At a private press brief briefing on March 28, Mayor Liz Lempert revealed plans to push for a ban on wood-burning fireplaces in Princeton.
Lempert said “wood smoke has many of the same chemicals as cigarette smoke and that inhaling it may be even more dangerous than inhaling tobacco smoke”. She cited an EPA study showing that on high pollution days, breathing wood smoke particles is equivalent to smoking four to sixteen cigarettes.
Lempert said the first step would be for the Public Health Commission to study the issue. She noted that in addition to the heath issues, wood burning fireplaces also pose a real fire risk.
“Because of the Avalon disaster,” said Lempert, “I have been thinking a lot about fires and what we can do as a community to protect us all from fires that get started because someone was careless.”
“The best protection,” said Lempert, “is to just say no to fires.”
Councilwoman Heather Howard, the liaison to the Health Commission and a tireless advocate for the tougher regulation of cigarette smokers, said she supported the idea.
“We recognize that people like fireplaces, especially in these cold winters,” Howard said, “but people like cigarettes too and we wouldn’t be doing our jobs if we allowed a dangerous activity to continue just because people like it.”

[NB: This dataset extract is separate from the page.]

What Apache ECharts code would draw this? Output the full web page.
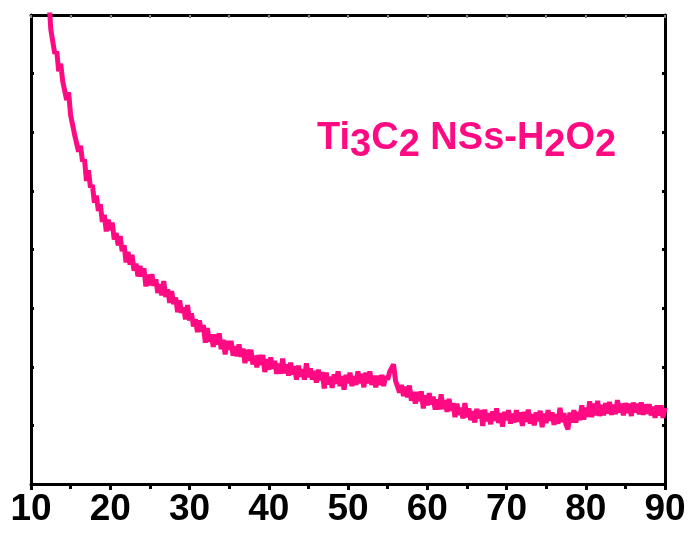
<!DOCTYPE html>
<html>
<head>
<meta charset="utf-8">
<script src="https://cdn.jsdelivr.net/npm/echarts@6/dist/echarts.min.js"></script>
<style>
  html, body { margin: 0; padding: 0; background: #fff; }
  #chart { width: 692px; height: 535px; }
</style>
</head>
<body>
<div id="chart"></div>
<script>
// XRD scan, 2theta from 12.25 to 90 deg, one reading every 0.25 deg
const scanStart = 12.25;
const scanStep = 0.25;
const xTicks = [10, 20, 30, 40, 50, 60, 70, 80, 90];
const intensity = [
  8.29, 7.75, 7.75, 7.34, 7.38, 7.04, 7.17, 6.87, 6.87, 6.55, 6.68, 6.29, 6.29, 5.96, 5.99, 5.67, 5.77, 5.50, 5.54, 5.17,
  5.35, 5.06, 5.10, 4.80, 4.92, 4.66, 4.77, 4.47, 4.59, 4.31, 4.51, 4.33, 4.46, 4.17, 4.28, 4.07, 4.23, 3.97, 4.07, 3.78,
  3.96, 3.74, 3.91, 3.64, 3.76, 3.54, 3.72, 3.54, 3.68, 3.37, 3.57, 3.39, 3.58, 3.38, 3.49, 3.26, 3.41, 3.22, 3.46, 3.19,
  3.32, 3.09, 3.29, 3.07, 3.18, 2.93, 3.13, 2.92, 3.01, 2.81, 3.05, 2.79, 2.91, 2.69, 2.81, 2.59, 2.79, 2.60, 2.71, 2.41,
  2.66, 2.43, 2.55, 2.34, 2.55, 2.38, 2.57, 2.30, 2.46, 2.21, 2.44, 2.29, 2.44, 2.19, 2.35, 2.18, 2.38, 2.17, 2.31, 2.06,
  2.29, 2.10, 2.29, 2.04, 2.19, 1.99, 2.20, 2.03, 2.20, 1.91, 2.13, 1.95, 2.16, 1.97, 2.10, 1.88, 2.05, 1.88, 2.14, 1.89,
  2.04, 1.85, 2.07, 1.87, 2.01, 1.78, 2.02, 1.83, 1.96, 1.78, 2.06, 1.82, 1.97, 1.78, 1.93, 1.73, 1.95, 1.77, 1.91, 1.63,
  1.90, 1.70, 1.83, 1.64, 1.87, 1.71, 1.92, 1.67, 1.84, 1.61, 1.86, 1.72, 1.90, 1.67, 1.84, 1.69, 1.92, 1.72, 1.88, 1.65,
  1.90, 1.72, 1.92, 1.69, 1.85, 1.65, 1.85, 1.69, 1.86, 1.67, 1.84, 1.78, 1.91, 1.88, 2.04, 1.76, 1.79, 1.56, 1.69, 1.50,
  1.66, 1.48, 1.68, 1.42, 1.57, 1.37, 1.57, 1.41, 1.58, 1.29, 1.51, 1.34, 1.55, 1.36, 1.49, 1.27, 1.44, 1.27, 1.53, 1.28,
  1.43, 1.23, 1.45, 1.25, 1.38, 1.14, 1.37, 1.18, 1.30, 1.12, 1.38, 1.14, 1.29, 1.09, 1.24, 1.05, 1.28, 1.12, 1.26, 0.99,
  1.27, 1.07, 1.21, 1.02, 1.24, 1.08, 1.29, 1.04, 1.21, 0.98, 1.23, 1.09, 1.26, 1.03, 1.20, 1.05, 1.26, 1.06, 1.22, 0.99,
  1.23, 1.06, 1.27, 1.03, 1.19, 1.00, 1.22, 1.07, 1.25, 0.97, 1.20, 1.04, 1.26, 1.08, 1.22, 1.01, 1.19, 1.03, 1.30, 1.06,
  1.21, 1.02, 0.93, 1.22, 1.05, 1.26, 1.05, 1.23, 1.09, 1.34, 1.10, 1.30, 1.15, 1.41, 1.14, 1.37, 1.17, 1.42, 1.16, 1.35,
  1.17, 1.38, 1.20, 1.40, 1.18, 1.35, 1.19, 1.43, 1.22, 1.37, 1.17, 1.38, 1.21, 1.37, 1.16, 1.39, 1.22, 1.37, 1.19, 1.39,
  1.18, 1.36, 1.20, 1.36, 1.17, 1.32, 1.13, 1.34, 1.17, 1.34, 1.13, 1.30
];

let pink = "#ff0a82"
let points = intensity.map(function (v, i) {
    return [scanStart + i * scanStep, v]
})

let chart = echarts.init(document.getElementById("chart"), null, {renderer: "canvas"})

let axisLine = {show: true, onZero: false, lineStyle: {color: "#000", width: 3}}

let option = {
    animation: false,
    backgroundColor: "#fff",
    title: {
        left: 312,
        top: 107,
        text: "Ti{s|3}C{s|2} NSs-H{s|2}O{s|2}",
        textStyle: {
            color: pink,
            fontFamily: "Liberation Sans, Arial, sans-serif",
            fontWeight: "bold",
            fontSize: 38,
            rich: {
                s: {
                    color: pink,
                    fontFamily: "Liberation Sans, Arial, sans-serif",
                    fontWeight: "bold",
                    fontSize: 38,
                    padding: [15, 0, 0, 0]
                }
            }
        }
    },
    grid: {left: 31, right: 27, top: 15, bottom: 51, containLabel: false},
    xAxis: [{
        type: "value",
        min: 10,
        max: 90,
        interval: 10,
        position: "bottom",
        axisLine: axisLine,
        axisTick: {show: true, inside: false, length: 6, lineStyle: {width: 3, color: "#000"}},
        minorTick: {show: true, splitNumber: 2, length: 5, lineStyle: {width: 3, color: "#000"}},
        splitLine: {show: false},
        axisLabel: {
            color: "#000",
            fontFamily: "Liberation Sans, Arial, sans-serif",
            fontWeight: "bold",
            fontSize: 37,
            margin: 7,
            customValues: xTicks
        }
    }, {
        type: "value",
        min: 10,
        max: 90,
        interval: 10,
        position: "top",
        axisLine: axisLine,
        axisTick: {show: true, inside: true, length: 3, lineStyle: {width: 2, color: "#888"}},
        minorTick: {show: true, splitNumber: 2, length: 3, lineStyle: {width: 2, color: "#888"}},
        splitLine: {show: false},
        axisLabel: {show: false}
    }],
    yAxis: [{
        type: "value",
        min: 0,
        max: 8,
        interval: 1,
        position: "left",
        axisLine: axisLine,
        axisTick: {show: true, inside: true, length: 3, lineStyle: {width: 3, color: "#000"}},
        splitLine: {show: false},
        axisLabel: {show: false}
    }, {
        type: "value",
        min: 0,
        max: 8,
        interval: 1,
        position: "right",
        axisLine: axisLine,
        axisTick: {show: true, inside: true, length: 3, lineStyle: {width: 3, color: "#000"}},
        splitLine: {show: false},
        axisLabel: {show: false}
    }],
    series: [{
        name: "Ti3C2 NSs-H2O2",
        type: "line",
        xAxisIndex: 0,
        yAxisIndex: 0,
        data: points,
        showSymbol: false,
        clip: true,
        sampling: null,
        lineStyle: {color: pink, width: 5},
        z: 1
    }]
}

chart.setOption(option)
</script>
</body>
</html>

It is not clear whether the Mayor’s initiative has firm support on Council.
Councilman Patrick Simon, reached by email, said the Mayor had not “mentioned it” to him. “I would have to learn more before forming an opinion,” he wrote.
Council members Butler and Miller could not be reached for comment. Councilman Liverman thanked everyone for their hard work.
Councilwoman Crumiller said she “would need to hear more” but noted she “would willingly give up her fireplace if that would be in the public interest.”
A newly formed group “Citizens for a Breathable Princeton,” formed by Sam Bunting as an offshoot of Walkable Princeton supports the ban.
“We should not have to breathe wood smoke pollution coming out of chimneys anymore than we should have to breathe tobacco smoke in public parks,” said Bunting.
Bunting also noted that the fireplace ban “would spread the pain of responsible environmental stewardship to middle and upper income groups who tend to have one or more fireplaces and burn up trees with casual indifference to the health costs for their neighbors.”
April Fools. This joke story was sent in by a Planet Princeton reader.